MIDiA Research analyst Mark Mulligan says that Google is a minor player in the music streaming space. He says, however that “Free is what Google does best — they know how to build user engagement around free and monetize it with advertising better than anyone else.”
Apple doesn’t care all that much about third part ads, and the firm’s Apple Music streaming service may be hurt by that, but it won’t be crushed by the Google entry into free, curated playlists. At a price of zero for each, the Apple Music free trial is a much more compelling product.
Pandora gets crushed
Pandora, however, may be crushed by the arrival of the big firms into the music space. Competition and high costs have already erased a large part of the firm’s value in the last twelve months, and there appears to be little way out for it as Apple and Google take to streaming.
After the launch of Apple Music, Axiom Capital’s Victor Anthony worried that Pandora’s future was in doubt.
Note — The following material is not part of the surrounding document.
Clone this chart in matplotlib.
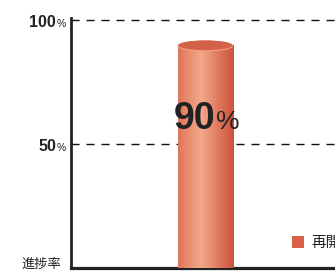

He advised clients to Hold shares, and raised his price target from $17 to $18. Shares in the music firm have lost 40% in the last year, and closed at $16.33 on June 24, down from close to $29 a year ago.
“Whether all the bells and whistles that come with the new Apple offering are enough to sway usage away from Spotify, Pandora, SiriusXM and many others in an already crowded field, or whether Apple opens up the category, remains to be seen,” he wrote in his report on the changing media streaming landscape.
A free version of Google Play Music may not have much of an effect on Apple Music, but Pandora traders are running scared. Shares already hard hit by the rise of Spotify have been hit again by the rise of big streaming from Apple and now from Google.
Each user lost means something big to Pandora, though Google and Apple traders won’t even notice the music streaming sales in among the real heavyweights in their earnings reports. There is little enough for Apple and Google to win in the music space, while Pandora has a lot to lose.